Charles Gray


 Charles Gray, born Donald Marshall Gray (August 28, 1928 – March 7, 2000)

Gray was well known for roles including Ernst Stavro Blofeld in the James Bond film Diamonds Are Forever, Dikko Henderson in a previous Bond film You Only Live Twice, Mycroft Holmes in The Adventures of Sherlock Holmes and as the Criminologist in The Rocky Horror Picture Show (1975). Gray attended Bournemouth School alongside Benny Hill, whose school had been evacuated to the same buildings, during the Second World War. Some of his friends remember that his bedroom walls were plastered with pictures of film stars. On becoming a professional actor he had to change his name, as there was already an actor named Donald Gray. His breakthrough year was 1967, when he starred with Peter O'Toole and Omar Sharif in the Second World War murder-mystery film The Night of the Generals. Gray's most prolific work as an actor was between 1968 and 1979, when he appeared in more than forty major film and television productions.

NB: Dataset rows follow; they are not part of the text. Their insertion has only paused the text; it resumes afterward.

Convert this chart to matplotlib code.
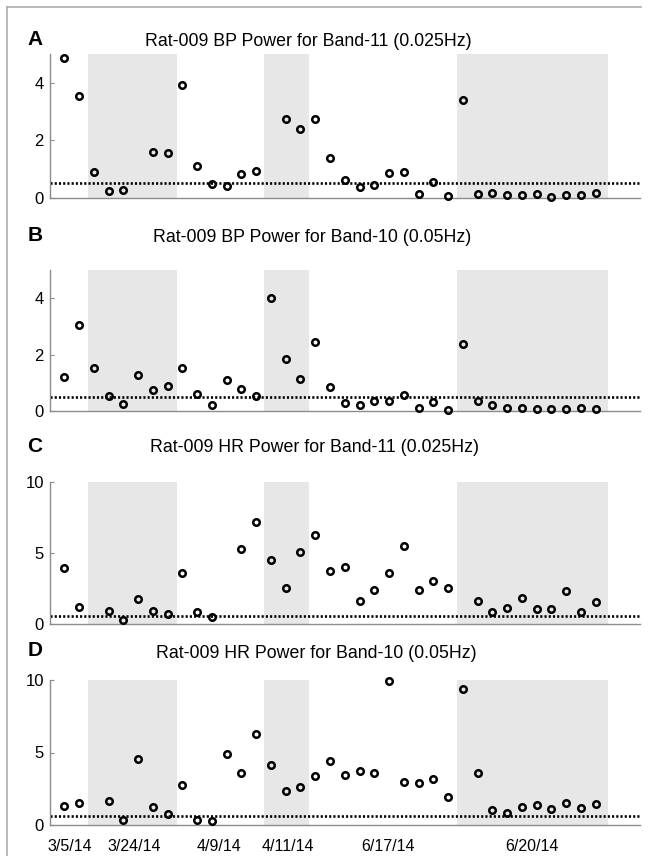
import numpy as np
import matplotlib
matplotlib.use('Agg')
import matplotlib.pyplot as plt
from matplotlib.lines import Line2D

plt.rcParams['font.family'] = ['Liberation Sans', 'DejaVu Sans']

nan = np.nan

# recording index (one per measurement)
sample_idx = np.arange(37)

# shaded (dark) periods, in sample-index units
dark_periods = [(1.6, 7.67), (13.55, 16.6), (26.6, 36.85)]

# date labels and where they sit along the sample axis
date_labels = ['3/5/14', '3/24/14', '4/9/14', '4/11/14', '6/17/14', '6/20/14']
date_label_pos = [0.35, 4.75, 10.5, 15.15, 21.9, 31.65]

titles = ['Rat-009 BP Power for Band-11 (0.025Hz)',
          'Rat-009 BP Power for Band-10 (0.05Hz)',
          'Rat-009 HR Power for Band-11 (0.025Hz)',
          'Rat-009 HR Power for Band-10 (0.05Hz)']
panel_letters = ['A', 'B', 'C', 'D']

bp_band11 = [4.86, 3.55, 0.90, 0.25, 0.27, nan, 1.58, 1.55, 3.92, 1.11,
             0.47, 0.42, 0.82, 0.94, nan, 2.75, 2.39, 2.75, 1.39, 0.62,
             0.36, 0.43, 0.86, 0.89, 0.12, 0.53, 0.06, 3.39, 0.13, 0.15,
             0.08, 0.09, 0.14, 0.03, 0.10, 0.10, 0.16]
bp_band10 = [1.19, 3.06, 1.52, 0.52, 0.25, 1.28, 0.73, 0.88, 1.54, 0.61,
             0.22, 1.11, 0.79, 0.54, 3.99, 1.85, 1.14, 2.45, 0.85, 0.29,
             0.20, 0.35, 0.34, 0.56, 0.09, 0.32, 0.05, 2.38, 0.36, 0.20,
             0.12, 0.09, 0.07, 0.06, 0.07, 0.09, 0.07]
hr_band11 = [3.93, 1.22, nan, 0.94, 0.28, 1.80, 0.94, 0.73, 3.58, 0.87,
             0.49, nan, 5.27, 7.19, 4.54, 2.58, 5.08, 6.25, 3.75, 4.03,
             1.62, 2.44, 3.58, 5.50, 2.39, 3.02, 2.55, nan, 1.62, 0.87,
             1.15, 1.87, 1.05, 1.08, 2.34, 0.89, 1.57]
hr_band10 = [1.33, 1.49, nan, 1.63, 0.34, 4.53, 1.24, 0.74, 2.76, 0.34,
             0.30, 4.90, 3.56, 6.30, 4.14, 2.34, 2.60, 3.40, 4.43, 3.47,
             3.72, 3.56, 9.93, 2.99, 2.92, 3.17, 1.90, 9.36, 3.60, 1.03,
             0.84, 1.26, 1.37, 1.07, 1.55, 1.19, 1.48]

thresholds = [0.52, 0.51, 0.61, 0.62]
y_max = [5, 5, 10, 10]
y_ticks = [[0, 2, 4], [0, 2, 4], [0, 5, 10], [0, 5, 10]]
series = [bp_band11, bp_band10, hr_band11, hr_band10]

W, H = 650, 856
fig = plt.figure(figsize=(W / 100, H / 100), dpi=100)

# figure border (left and top visible)
fig.add_artist(Line2D([7.3 / W, 7.3 / W], [0, 1 - 6.7 / H], transform=fig.transFigure,
                      color='#a6a6a6', lw=1.1))
fig.add_artist(Line2D([7.3 / W, 641 / W], [1 - 6.7 / H, 1 - 6.7 / H], transform=fig.transFigure,
                      color='#a6a6a6', lw=1.1))

# axes rectangles in pixel terms: (zero line y, top y)
ax_rows = [(197.7, 54.3), (411.0, 270.0), (624.3, 482.0), (825.0, 680.0)]
title_y = [41.5, 237.5, 448.0, 653.0]
title_x = [308, 312, 315, 316]
left_px, right_px = 49.5, 640.0

for i in range(4):
    y0, y1 = ax_rows[i]
    ax = fig.add_axes([left_px / W, 1 - y0 / H, (right_px - left_px) / W, (y0 - y1) / H])
    for a, b in dark_periods:
        ax.axvspan(a, b, color='#e7e7e7', lw=0, zorder=0)
    ax.axhline(thresholds[i], color='black', lw=1.9, ls=(0, (0.8, 0.8)), zorder=2)
    ax.plot(sample_idx, series[i], ls='none', marker='o', ms=4.7, mew=1.8,
            mfc='none', mec='black', zorder=3, clip_on=False)
    ax.set_xlim(-1, 39)
    ax.set_ylim(0, y_max[i])
    ax.set_yticks(y_ticks[i])
    ax.set_yticklabels([str(t) for t in y_ticks[i]])
    for s in ['top', 'right']:
        ax.spines[s].set_visible(False)
    for s in ['left', 'bottom']:
        ax.spines[s].set_color('#8c8c8c')
        ax.spines[s].set_linewidth(1.0)
    ax.tick_params(axis='y', direction='in', length=3, width=0.8, color='#8c8c8c',
                   labelsize=12, pad=4)
    if i == 3:
        ax.set_xticks(date_label_pos)
        ax.set_xticklabels(date_labels)
        ax.tick_params(axis='x', length=0, labelsize=11.5, pad=10)
    else:
        ax.set_xticks([])
    ax.set_facecolor('none')
    fig.text(title_x[i] / W, 1 - title_y[i] / H, titles[i], ha='center', va='center',
             fontsize=12.8)
    fig.text(35 / W, 1 - (title_y[i] - 2) / H, panel_letters[i], ha='center', va='center',
             fontsize=15, fontweight='bold')

fig.savefig('out.png', dpi=100)
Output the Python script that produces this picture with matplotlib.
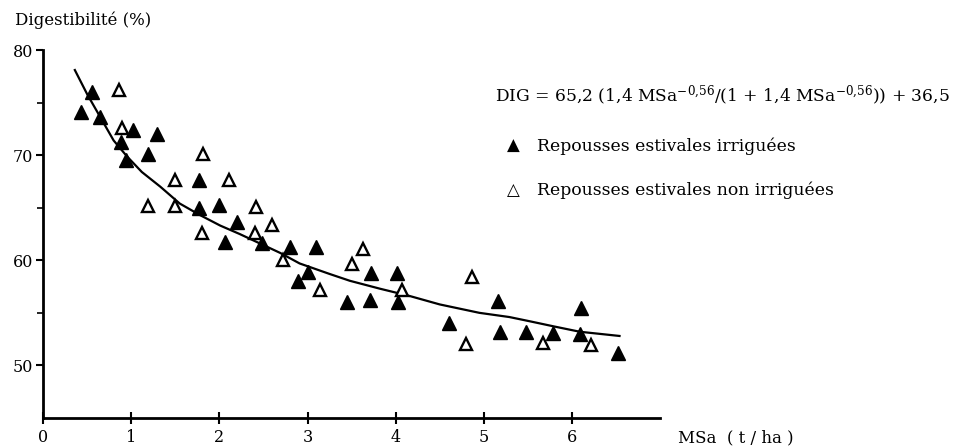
import matplotlib
matplotlib.use('Agg')
import matplotlib.pyplot as plt
import numpy as np

plt.rcParams['font.family'] = ['DejaVu Serif', 'DejaVu Sans']
plt.rcParams['mathtext.fontset'] = 'dejavuserif'

# Repousses estivales irriguees (filled triangles)
irr_x = [0.43, 0.56, 0.65, 0.88, 0.94, 1.02, 1.19, 1.29, 1.77, 1.77, 2.00, 2.06,
         2.20, 2.48, 2.80, 2.89, 3.01, 3.10, 3.45, 3.71, 3.72, 4.02, 4.03, 4.60,
         5.16, 5.18, 5.48, 5.79, 6.09, 6.10, 6.52]
irr_y = [74.1, 76.0, 73.6, 71.3, 69.5, 72.4, 70.1, 72.0, 67.6, 65.0, 65.3, 61.7,
         63.6, 61.6, 61.3, 58.0, 58.9, 61.3, 56.0, 56.2, 58.8, 58.8, 56.0, 54.0,
         56.1, 53.2, 53.2, 53.1, 53.0, 55.5, 51.2]

# Repousses estivales non irriguees (open triangles)
non_x = [0.86, 0.89, 1.19, 1.50, 1.50, 1.80, 1.81, 2.11, 2.40, 2.41, 2.60, 2.72,
         3.14, 3.51, 3.63, 4.07, 4.80, 4.87, 5.67, 6.22]
non_y = [76.2, 72.6, 65.2, 67.6, 65.2, 62.6, 70.1, 67.6, 62.6, 65.1, 63.4, 60.0,
         57.2, 59.6, 61.1, 57.2, 52.0, 58.4, 52.1, 51.9]

# fitted curve as drawn
fit_x = [0.36, 0.50, 0.65, 0.80, 0.95, 1.12, 1.33, 1.55, 1.78, 2.01, 2.23, 2.46,
         2.69, 2.91, 3.25, 3.48, 3.82, 4.16, 4.50, 4.95, 5.29, 5.52, 5.80, 6.09, 6.54]
fit_y = [78.1, 75.8, 73.6, 71.4, 69.9, 68.4, 67.0, 65.4, 64.3, 63.3, 62.5, 61.6,
         60.7, 59.7, 58.7, 58.05, 57.3, 56.6, 55.8, 55.0, 54.6, 54.2, 53.7, 53.2, 52.8]

fig = plt.figure(figsize=(9.58, 4.47), dpi=100)
ax = fig.add_axes([0.045, 0.065, 0.644, 0.823])

ax.plot(fit_x, fit_y, color='black', lw=1.6)
ax.plot(irr_x, irr_y, linestyle='none', marker='^', ms=10, color='black')
ax.plot(non_x, non_y, linestyle='none', marker='^', ms=9, mfc='white',
        mec='black', mew=1.7)

ax.set_xlim(0, 7)
ax.set_ylim(45, 80)
ax.spines['top'].set_visible(False)
ax.spines['right'].set_visible(False)
ax.spines['left'].set_linewidth(2)
ax.spines['bottom'].set_linewidth(2)

ax.set_xticks(range(0, 7))
ax.set_yticks([50, 60, 70, 80])
ax.set_yticks([55, 65, 75], minor=True)
ax.tick_params(axis='x', direction='inout', length=8, width=1.5, labelsize=11.5, pad=4)
ax.tick_params(axis='y', direction='out', length=5, width=1.5, labelsize=11.5, pad=2)
ax.tick_params(axis='y', which='minor', direction='out', length=4, width=1.2)

fig.text(0.016, 0.955, 'Digestibilité (%)', fontsize=12, ha='left', va='center')
fig.text(0.708, 0.02, 'MSa  ( t / ha )', fontsize=12, ha='left', va='center')

fig.text(0.517, 0.785,
         r'DIG = 65,2 (1,4 MSa$^{-0{,}56}$/(1 + 1,4 MSa$^{-0{,}56}$)) + 36,5',
         fontsize=12.3, ha='left', va='center')
fig.text(0.529, 0.673, '▲', fontsize=12, ha='left', va='center',
         family=['DejaVu Sans'])
fig.text(0.561, 0.673, 'Repousses estivales irriguées', fontsize=12.4,
         ha='left', va='center')
fig.text(0.529, 0.575, '△', fontsize=12, ha='left', va='center',
         family=['DejaVu Sans'])
fig.text(0.561, 0.575, 'Repousses estivales non irriguées', fontsize=12.4,
         ha='left', va='center')

fig.savefig('out.png', dpi=100)
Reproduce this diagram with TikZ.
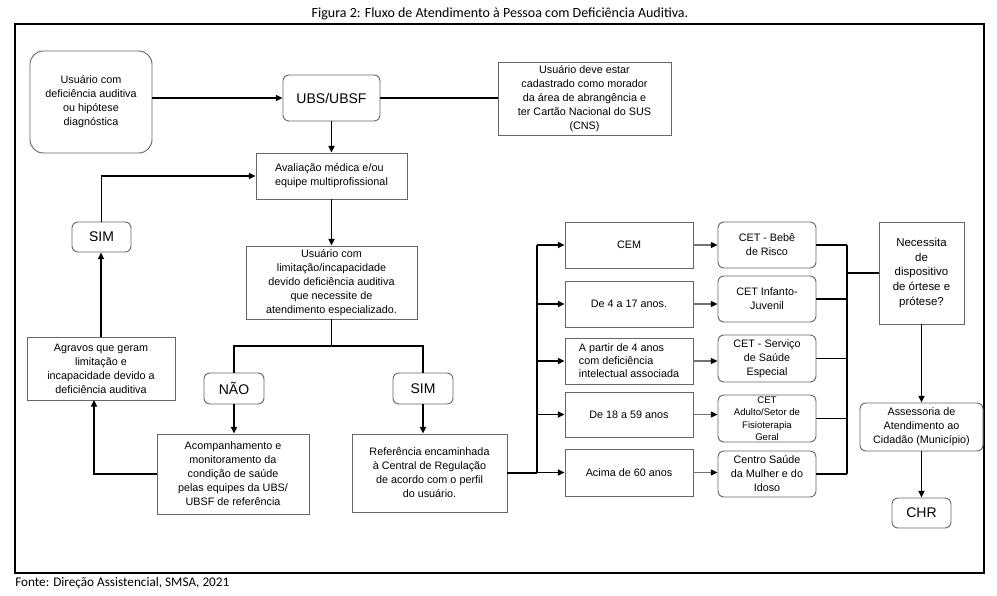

From this period, he is perhaps best known for portraying the Criminologist (the narrator) in The Rocky Horror Picture Show and a similar character, Judge Oliver Wright, in its sequel Shock Treatment (1981). Other television appearances included roles in Dennis Potter's Blackeyes, The New Statesman, Thriller, Upstairs, Downstairs, Bergerac, Porterhouse Blue plus a range of Shakespearean roles, such as Caesar in Julius Caesar and Pandarus in Troilus and Cressida. Gray died on March 7, 2000 at the age of 71. He never married.